# Task
Images are not part of the copy; transcribe all the data exactly.

# Data
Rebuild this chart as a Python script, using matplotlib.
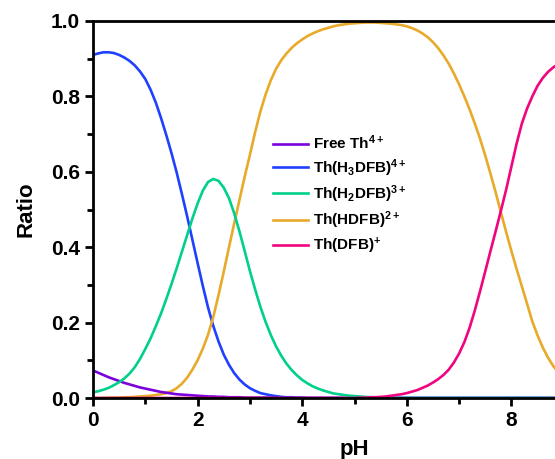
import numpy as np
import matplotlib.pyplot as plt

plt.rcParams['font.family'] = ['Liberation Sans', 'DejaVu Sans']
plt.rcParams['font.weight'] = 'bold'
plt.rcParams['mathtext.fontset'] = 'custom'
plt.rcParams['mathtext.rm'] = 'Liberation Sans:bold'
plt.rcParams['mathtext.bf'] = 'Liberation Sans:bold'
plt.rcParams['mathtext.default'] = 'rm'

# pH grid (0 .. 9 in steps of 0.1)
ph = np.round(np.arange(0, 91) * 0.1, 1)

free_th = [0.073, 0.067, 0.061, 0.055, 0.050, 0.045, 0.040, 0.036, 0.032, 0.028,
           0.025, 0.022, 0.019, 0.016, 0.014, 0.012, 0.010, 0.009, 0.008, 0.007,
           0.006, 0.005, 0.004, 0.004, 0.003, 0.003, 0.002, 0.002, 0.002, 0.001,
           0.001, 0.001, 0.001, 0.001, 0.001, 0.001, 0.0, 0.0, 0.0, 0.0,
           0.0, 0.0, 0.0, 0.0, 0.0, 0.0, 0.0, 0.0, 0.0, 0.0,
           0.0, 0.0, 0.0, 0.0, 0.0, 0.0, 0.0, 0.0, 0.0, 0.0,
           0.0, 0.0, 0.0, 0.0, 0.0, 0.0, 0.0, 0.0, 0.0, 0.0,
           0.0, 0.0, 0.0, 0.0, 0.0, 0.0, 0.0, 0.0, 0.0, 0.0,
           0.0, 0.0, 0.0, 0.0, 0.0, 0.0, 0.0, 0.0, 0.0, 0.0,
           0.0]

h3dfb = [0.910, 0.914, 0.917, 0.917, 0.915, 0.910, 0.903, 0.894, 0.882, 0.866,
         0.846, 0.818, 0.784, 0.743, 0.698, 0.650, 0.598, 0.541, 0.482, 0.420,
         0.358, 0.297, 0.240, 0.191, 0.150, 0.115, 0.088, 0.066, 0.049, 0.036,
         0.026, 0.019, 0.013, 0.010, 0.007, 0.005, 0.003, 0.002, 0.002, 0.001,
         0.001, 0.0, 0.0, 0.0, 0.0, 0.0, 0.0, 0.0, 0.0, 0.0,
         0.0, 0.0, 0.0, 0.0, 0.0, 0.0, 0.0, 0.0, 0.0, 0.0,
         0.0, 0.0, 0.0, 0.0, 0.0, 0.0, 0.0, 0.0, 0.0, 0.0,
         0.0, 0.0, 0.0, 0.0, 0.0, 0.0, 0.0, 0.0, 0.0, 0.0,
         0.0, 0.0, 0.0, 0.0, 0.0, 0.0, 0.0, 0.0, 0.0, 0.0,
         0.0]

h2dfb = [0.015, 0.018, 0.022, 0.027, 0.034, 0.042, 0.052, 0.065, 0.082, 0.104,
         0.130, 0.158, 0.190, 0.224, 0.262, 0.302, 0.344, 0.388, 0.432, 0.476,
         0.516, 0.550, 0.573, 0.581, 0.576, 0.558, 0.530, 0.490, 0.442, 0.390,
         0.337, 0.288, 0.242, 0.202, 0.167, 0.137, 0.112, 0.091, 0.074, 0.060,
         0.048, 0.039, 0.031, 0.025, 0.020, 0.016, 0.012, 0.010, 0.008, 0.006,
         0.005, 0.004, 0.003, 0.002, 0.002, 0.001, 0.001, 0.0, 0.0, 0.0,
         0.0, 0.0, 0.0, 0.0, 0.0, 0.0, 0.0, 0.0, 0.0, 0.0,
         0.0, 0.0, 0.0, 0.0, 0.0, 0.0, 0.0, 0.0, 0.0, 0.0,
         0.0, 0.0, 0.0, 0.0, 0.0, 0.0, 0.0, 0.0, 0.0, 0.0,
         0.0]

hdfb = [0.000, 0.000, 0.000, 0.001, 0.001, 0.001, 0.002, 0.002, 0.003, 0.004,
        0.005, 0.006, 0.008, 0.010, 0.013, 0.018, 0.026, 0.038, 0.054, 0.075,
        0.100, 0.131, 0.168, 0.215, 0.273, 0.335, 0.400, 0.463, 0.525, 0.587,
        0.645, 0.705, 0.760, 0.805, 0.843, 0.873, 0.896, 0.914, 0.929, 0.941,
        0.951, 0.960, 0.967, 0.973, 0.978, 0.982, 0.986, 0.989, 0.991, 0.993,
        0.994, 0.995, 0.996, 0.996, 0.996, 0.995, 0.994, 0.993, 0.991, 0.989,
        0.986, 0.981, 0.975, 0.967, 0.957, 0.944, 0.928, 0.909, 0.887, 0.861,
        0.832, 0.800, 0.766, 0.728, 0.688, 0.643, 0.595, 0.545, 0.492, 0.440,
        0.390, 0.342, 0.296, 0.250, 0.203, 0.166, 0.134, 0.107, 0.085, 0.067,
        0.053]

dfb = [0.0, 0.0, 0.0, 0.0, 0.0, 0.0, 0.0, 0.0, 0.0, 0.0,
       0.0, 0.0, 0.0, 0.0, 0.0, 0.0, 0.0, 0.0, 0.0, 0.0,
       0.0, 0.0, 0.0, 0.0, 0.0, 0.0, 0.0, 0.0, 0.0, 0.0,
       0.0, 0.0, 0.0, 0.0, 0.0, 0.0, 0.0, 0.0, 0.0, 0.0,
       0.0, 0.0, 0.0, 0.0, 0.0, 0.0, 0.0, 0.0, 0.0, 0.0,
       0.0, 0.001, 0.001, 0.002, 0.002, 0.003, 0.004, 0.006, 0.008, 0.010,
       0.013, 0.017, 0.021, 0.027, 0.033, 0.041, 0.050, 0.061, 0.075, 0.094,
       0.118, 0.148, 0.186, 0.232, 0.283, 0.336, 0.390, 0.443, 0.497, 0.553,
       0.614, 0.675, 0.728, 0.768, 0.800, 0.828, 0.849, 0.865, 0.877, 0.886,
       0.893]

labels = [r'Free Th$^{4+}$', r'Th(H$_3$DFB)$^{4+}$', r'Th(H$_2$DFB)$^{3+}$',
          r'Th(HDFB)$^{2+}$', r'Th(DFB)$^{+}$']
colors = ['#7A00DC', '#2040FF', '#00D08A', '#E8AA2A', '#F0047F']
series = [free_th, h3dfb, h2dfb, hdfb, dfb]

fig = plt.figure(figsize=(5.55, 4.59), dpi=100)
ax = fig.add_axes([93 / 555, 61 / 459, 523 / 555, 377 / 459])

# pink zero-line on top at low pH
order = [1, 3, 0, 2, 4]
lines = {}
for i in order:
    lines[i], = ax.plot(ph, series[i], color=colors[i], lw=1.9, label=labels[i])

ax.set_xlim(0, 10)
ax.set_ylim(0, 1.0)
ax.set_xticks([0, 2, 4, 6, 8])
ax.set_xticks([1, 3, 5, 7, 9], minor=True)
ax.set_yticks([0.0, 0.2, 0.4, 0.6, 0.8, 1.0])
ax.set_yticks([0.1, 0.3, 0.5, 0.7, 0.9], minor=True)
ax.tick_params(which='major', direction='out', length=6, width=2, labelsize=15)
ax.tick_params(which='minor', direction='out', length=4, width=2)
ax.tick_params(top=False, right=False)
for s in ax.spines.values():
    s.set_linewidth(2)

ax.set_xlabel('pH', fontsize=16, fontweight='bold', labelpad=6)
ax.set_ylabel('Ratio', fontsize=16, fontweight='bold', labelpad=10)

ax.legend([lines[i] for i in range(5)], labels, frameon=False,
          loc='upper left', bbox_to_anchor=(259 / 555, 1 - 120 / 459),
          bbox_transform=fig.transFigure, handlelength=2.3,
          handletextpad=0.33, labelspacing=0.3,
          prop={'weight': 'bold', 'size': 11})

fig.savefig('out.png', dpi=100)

# Result below
Rebuild this chart as a Python script, using matplotlib.
import numpy as np
import matplotlib.pyplot as plt

plt.rcParams['font.family'] = ['Liberation Sans', 'DejaVu Sans']
plt.rcParams['font.weight'] = 'bold'
plt.rcParams['mathtext.fontset'] = 'custom'
plt.rcParams['mathtext.rm'] = 'Liberation Sans:bold'
plt.rcParams['mathtext.bf'] = 'Liberation Sans:bold'
plt.rcParams['mathtext.default'] = 'rm'

# pH grid (0 .. 9 in steps of 0.1)
ph = np.round(np.arange(0, 91) * 0.1, 1)

free_th = [0.073, 0.067, 0.061, 0.055, 0.050, 0.045, 0.040, 0.036, 0.032, 0.028,
           0.025, 0.022, 0.019, 0.016, 0.014, 0.012, 0.010, 0.009, 0.008, 0.007,
           0.006, 0.005, 0.004, 0.004, 0.003, 0.003, 0.002, 0.002, 0.002, 0.001,
           0.001, 0.001, 0.001, 0.001, 0.001, 0.001, 0.0, 0.0, 0.0, 0.0,
           0.0, 0.0, 0.0, 0.0, 0.0, 0.0, 0.0, 0.0, 0.0, 0.0,
           0.0, 0.0, 0.0, 0.0, 0.0, 0.0, 0.0, 0.0, 0.0, 0.0,
           0.0, 0.0, 0.0, 0.0, 0.0, 0.0, 0.0, 0.0, 0.0, 0.0,
           0.0, 0.0, 0.0, 0.0, 0.0, 0.0, 0.0, 0.0, 0.0, 0.0,
           0.0, 0.0, 0.0, 0.0, 0.0, 0.0, 0.0, 0.0, 0.0, 0.0,
           0.0]

h3dfb = [0.910, 0.914, 0.917, 0.917, 0.915, 0.910, 0.903, 0.894, 0.882, 0.866,
         0.846, 0.818, 0.784, 0.743, 0.698, 0.650, 0.598, 0.541, 0.482, 0.420,
         0.358, 0.297, 0.240, 0.191, 0.150, 0.115, 0.088, 0.066, 0.049, 0.036,
         0.026, 0.019, 0.013, 0.010, 0.007, 0.005, 0.003, 0.002, 0.002, 0.001,
         0.001, 0.0, 0.0, 0.0, 0.0, 0.0, 0.0, 0.0, 0.0, 0.0,
         0.0, 0.0, 0.0, 0.0, 0.0, 0.0, 0.0, 0.0, 0.0, 0.0,
         0.0, 0.0, 0.0, 0.0, 0.0, 0.0, 0.0, 0.0, 0.0, 0.0,
         0.0, 0.0, 0.0, 0.0, 0.0, 0.0, 0.0, 0.0, 0.0, 0.0,
         0.0, 0.0, 0.0, 0.0, 0.0, 0.0, 0.0, 0.0, 0.0, 0.0,
         0.0]

h2dfb = [0.015, 0.018, 0.022, 0.027, 0.034, 0.042, 0.052, 0.065, 0.082, 0.104,
         0.130, 0.158, 0.190, 0.224, 0.262, 0.302, 0.344, 0.388, 0.432, 0.476,
         0.516, 0.550, 0.573, 0.581, 0.576, 0.558, 0.530, 0.490, 0.442, 0.390,
         0.337, 0.288, 0.242, 0.202, 0.167, 0.137, 0.112, 0.091, 0.074, 0.060,
         0.048, 0.039, 0.031, 0.025, 0.020, 0.016, 0.012, 0.010, 0.008, 0.006,
         0.005, 0.004, 0.003, 0.002, 0.002, 0.001, 0.001, 0.0, 0.0, 0.0,
         0.0, 0.0, 0.0, 0.0, 0.0, 0.0, 0.0, 0.0, 0.0, 0.0,
         0.0, 0.0, 0.0, 0.0, 0.0, 0.0, 0.0, 0.0, 0.0, 0.0,
         0.0, 0.0, 0.0, 0.0, 0.0, 0.0, 0.0, 0.0, 0.0, 0.0,
         0.0]

hdfb = [0.000, 0.000, 0.000, 0.001, 0.001, 0.001, 0.002, 0.002, 0.003, 0.004,
        0.005, 0.006, 0.008, 0.010, 0.013, 0.018, 0.026, 0.038, 0.054, 0.075,
        0.100, 0.131, 0.168, 0.215, 0.273, 0.335, 0.400, 0.463, 0.525, 0.587,
        0.645, 0.705, 0.760, 0.805, 0.843, 0.873, 0.896, 0.914, 0.929, 0.941,
        0.951, 0.960, 0.967, 0.973, 0.978, 0.982, 0.986, 0.989, 0.991, 0.993,
        0.994, 0.995, 0.996, 0.996, 0.996, 0.995, 0.994, 0.993, 0.991, 0.989,
        0.986, 0.981, 0.975, 0.967, 0.957, 0.944, 0.928, 0.909, 0.887, 0.861,
        0.832, 0.800, 0.766, 0.728, 0.688, 0.643, 0.595, 0.545, 0.492, 0.440,
        0.390, 0.342, 0.296, 0.250, 0.203, 0.166, 0.134, 0.107, 0.085, 0.067,
        0.053]

dfb = [0.0, 0.0, 0.0, 0.0, 0.0, 0.0, 0.0, 0.0, 0.0, 0.0,
       0.0, 0.0, 0.0, 0.0, 0.0, 0.0, 0.0, 0.0, 0.0, 0.0,
       0.0, 0.0, 0.0, 0.0, 0.0, 0.0, 0.0, 0.0, 0.0, 0.0,
       0.0, 0.0, 0.0, 0.0, 0.0, 0.0, 0.0, 0.0, 0.0, 0.0,
       0.0, 0.0, 0.0, 0.0, 0.0, 0.0, 0.0, 0.0, 0.0, 0.0,
       0.0, 0.001, 0.001, 0.002, 0.002, 0.003, 0.004, 0.006, 0.008, 0.010,
       0.013, 0.017, 0.021, 0.027, 0.033, 0.041, 0.050, 0.061, 0.075, 0.094,
       0.118, 0.148, 0.186, 0.232, 0.283, 0.336, 0.390, 0.443, 0.497, 0.553,
       0.614, 0.675, 0.728, 0.768, 0.800, 0.828, 0.849, 0.865, 0.877, 0.886,
       0.893]

labels = [r'Free Th$^{4+}$', r'Th(H$_3$DFB)$^{4+}$', r'Th(H$_2$DFB)$^{3+}$',
          r'Th(HDFB)$^{2+}$', r'Th(DFB)$^{+}$']
colors = ['#7A00DC', '#2040FF', '#00D08A', '#E8AA2A', '#F0047F']
series = [free_th, h3dfb, h2dfb, hdfb, dfb]

fig = plt.figure(figsize=(5.55, 4.59), dpi=100)
ax = fig.add_axes([93 / 555, 61 / 459, 523 / 555, 377 / 459])

# pink zero-line on top at low pH
order = [1, 3, 0, 2, 4]
lines = {}
for i in order:
    lines[i], = ax.plot(ph, series[i], color=colors[i], lw=1.9, label=labels[i])

ax.set_xlim(0, 10)
ax.set_ylim(0, 1.0)
ax.set_xticks([0, 2, 4, 6, 8])
ax.set_xticks([1, 3, 5, 7, 9], minor=True)
ax.set_yticks([0.0, 0.2, 0.4, 0.6, 0.8, 1.0])
ax.set_yticks([0.1, 0.3, 0.5, 0.7, 0.9], minor=True)
ax.tick_params(which='major', direction='out', length=6, width=2, labelsize=15)
ax.tick_params(which='minor', direction='out', length=4, width=2)
ax.tick_params(top=False, right=False)
for s in ax.spines.values():
    s.set_linewidth(2)

ax.set_xlabel('pH', fontsize=16, fontweight='bold', labelpad=6)
ax.set_ylabel('Ratio', fontsize=16, fontweight='bold', labelpad=10)

ax.legend([lines[i] for i in range(5)], labels, frameon=False,
          loc='upper left', bbox_to_anchor=(259 / 555, 1 - 120 / 459),
          bbox_transform=fig.transFigure, handlelength=2.3,
          handletextpad=0.33, labelspacing=0.3,
          prop={'weight': 'bold', 'size': 11})

fig.savefig('out.png', dpi=100)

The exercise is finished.